= Dshell =

Dshell is an open source, Python-based, forensic analysis framework developed by the U.S. Army Research Laboratory, MD. This tool provides users with the ability to develop custom analysis modules which helps them understand events of cyber intrusion. This framework handles stream reassembly of both IPv4 and IPv6 network traffic and also includes geolocation and IP-to-ASN mapping for each connection. Additionally, the framework plug-ins are designed to aid in the understanding of network traffic and present results to the user in a concise, useful manner. Since Dshell is written entirely in Python, the code base can be customized to particular problems by modifying an existing decoder to extract different information from existing protocols.

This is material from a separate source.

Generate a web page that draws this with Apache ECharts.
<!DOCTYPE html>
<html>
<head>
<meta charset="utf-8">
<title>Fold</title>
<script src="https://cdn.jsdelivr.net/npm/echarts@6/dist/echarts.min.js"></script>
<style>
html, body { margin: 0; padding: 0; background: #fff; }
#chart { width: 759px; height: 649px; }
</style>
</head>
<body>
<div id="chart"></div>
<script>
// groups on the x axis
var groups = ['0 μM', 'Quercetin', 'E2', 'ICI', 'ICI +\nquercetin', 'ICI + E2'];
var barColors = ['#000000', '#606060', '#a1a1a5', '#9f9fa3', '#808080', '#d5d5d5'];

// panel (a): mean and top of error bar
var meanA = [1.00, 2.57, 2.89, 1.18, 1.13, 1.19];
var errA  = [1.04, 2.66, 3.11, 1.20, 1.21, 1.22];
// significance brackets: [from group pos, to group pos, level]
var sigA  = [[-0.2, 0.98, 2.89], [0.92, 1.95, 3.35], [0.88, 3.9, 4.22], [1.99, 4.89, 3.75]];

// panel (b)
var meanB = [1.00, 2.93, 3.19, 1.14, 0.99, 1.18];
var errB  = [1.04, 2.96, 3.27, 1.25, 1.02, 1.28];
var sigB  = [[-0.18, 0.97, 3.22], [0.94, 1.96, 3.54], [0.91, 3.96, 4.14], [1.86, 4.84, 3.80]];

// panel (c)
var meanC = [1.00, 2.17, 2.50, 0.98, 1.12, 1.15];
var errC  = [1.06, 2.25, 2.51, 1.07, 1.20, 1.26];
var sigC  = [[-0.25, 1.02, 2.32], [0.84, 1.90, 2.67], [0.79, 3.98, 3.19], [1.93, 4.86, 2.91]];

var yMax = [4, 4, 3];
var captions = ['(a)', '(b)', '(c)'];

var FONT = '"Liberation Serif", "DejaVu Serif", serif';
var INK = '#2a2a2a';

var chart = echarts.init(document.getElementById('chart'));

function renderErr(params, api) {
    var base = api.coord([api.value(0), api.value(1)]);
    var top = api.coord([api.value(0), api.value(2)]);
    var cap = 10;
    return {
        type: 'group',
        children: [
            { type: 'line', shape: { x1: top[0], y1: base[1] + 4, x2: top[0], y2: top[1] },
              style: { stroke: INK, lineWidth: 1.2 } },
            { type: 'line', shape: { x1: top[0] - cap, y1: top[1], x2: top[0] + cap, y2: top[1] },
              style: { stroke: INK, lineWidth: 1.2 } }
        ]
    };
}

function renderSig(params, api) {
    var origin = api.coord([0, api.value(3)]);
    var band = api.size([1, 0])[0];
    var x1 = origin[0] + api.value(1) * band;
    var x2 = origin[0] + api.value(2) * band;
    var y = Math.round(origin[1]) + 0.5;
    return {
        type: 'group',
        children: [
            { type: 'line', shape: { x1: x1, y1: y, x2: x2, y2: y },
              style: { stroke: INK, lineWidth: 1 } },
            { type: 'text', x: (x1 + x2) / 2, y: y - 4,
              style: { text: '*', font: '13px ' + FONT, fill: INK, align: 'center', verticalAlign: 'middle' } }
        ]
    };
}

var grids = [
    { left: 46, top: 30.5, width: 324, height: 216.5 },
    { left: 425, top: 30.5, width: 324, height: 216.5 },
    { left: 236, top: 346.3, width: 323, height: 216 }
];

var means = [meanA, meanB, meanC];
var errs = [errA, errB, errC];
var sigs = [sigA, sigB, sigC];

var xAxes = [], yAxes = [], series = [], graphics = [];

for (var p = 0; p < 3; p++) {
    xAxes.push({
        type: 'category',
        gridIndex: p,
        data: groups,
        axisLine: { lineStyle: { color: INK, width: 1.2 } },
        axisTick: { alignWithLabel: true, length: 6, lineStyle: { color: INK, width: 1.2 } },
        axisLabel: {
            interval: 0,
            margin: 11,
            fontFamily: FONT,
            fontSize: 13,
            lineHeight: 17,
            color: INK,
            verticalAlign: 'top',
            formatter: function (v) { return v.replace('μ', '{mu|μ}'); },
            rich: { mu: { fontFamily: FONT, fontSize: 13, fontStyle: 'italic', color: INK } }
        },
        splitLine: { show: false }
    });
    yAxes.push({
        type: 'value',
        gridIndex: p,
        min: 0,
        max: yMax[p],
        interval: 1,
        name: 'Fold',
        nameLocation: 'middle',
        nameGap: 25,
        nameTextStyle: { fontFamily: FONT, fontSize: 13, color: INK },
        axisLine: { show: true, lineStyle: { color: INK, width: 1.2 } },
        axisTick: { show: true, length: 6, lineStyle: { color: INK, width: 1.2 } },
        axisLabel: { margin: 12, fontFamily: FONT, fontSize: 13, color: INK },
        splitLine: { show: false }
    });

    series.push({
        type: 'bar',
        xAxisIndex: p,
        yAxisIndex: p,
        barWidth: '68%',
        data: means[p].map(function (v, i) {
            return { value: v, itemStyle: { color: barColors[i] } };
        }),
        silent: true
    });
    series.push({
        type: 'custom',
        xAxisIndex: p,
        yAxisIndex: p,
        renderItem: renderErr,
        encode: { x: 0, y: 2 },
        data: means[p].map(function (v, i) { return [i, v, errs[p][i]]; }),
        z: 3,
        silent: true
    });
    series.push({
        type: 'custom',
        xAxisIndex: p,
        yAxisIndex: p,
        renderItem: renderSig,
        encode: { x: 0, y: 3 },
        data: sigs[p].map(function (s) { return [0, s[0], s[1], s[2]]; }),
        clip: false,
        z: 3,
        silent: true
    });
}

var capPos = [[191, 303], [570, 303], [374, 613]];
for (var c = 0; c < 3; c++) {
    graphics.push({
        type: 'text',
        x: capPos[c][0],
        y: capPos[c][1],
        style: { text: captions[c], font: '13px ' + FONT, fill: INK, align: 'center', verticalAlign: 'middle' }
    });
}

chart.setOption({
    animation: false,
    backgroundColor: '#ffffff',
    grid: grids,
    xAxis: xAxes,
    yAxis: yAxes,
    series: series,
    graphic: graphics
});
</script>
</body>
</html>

The U.S. Army Research Laboratory (ARL) released a version of Dshell to GitHub social coding website on December 17, 2014, with more than 100 downloads and 2,000 unique visitors in 18 countries. Before it was publicly released, Dshell had a small, select community of users in several government organizations. Users could use the tool to find the exact information they needed from network data including looking up names, reassembled website requests or decoded malware traffic. ARL chose to release Dshell to GitHub because sharing it with the world created more security teams gaining another specialized tool to keep their networks secure. Furthermore, increasing the security of the Internet as a whole by increasing the number of skilled eyes looking for bugs and potential improvements throughout the code.

In 2014, NASA released more than 1,000 open source projects. Other agencies, such as the National Security Agency, the National Guard and the Air Force Research Laboratory joined shortly after the following year.

GitHub was chosen for Dshell because it allows members to easily download software code, store edits, and provide a mechanism to offer feedback to the original designer. Additionally, rolling enhancements into the official version make it easier to share the software across organizations, bypassing constant emailing or sending CDs. As of June 2016, users have created more than 11,000 copies of the tool and have offered approximately 62 suggested modifications to the original software.

There are additional modules within the Dshell framework that can be accessed to increase network security; however, the ability to rapidly develop and share analytical modules is the core strength of the framework.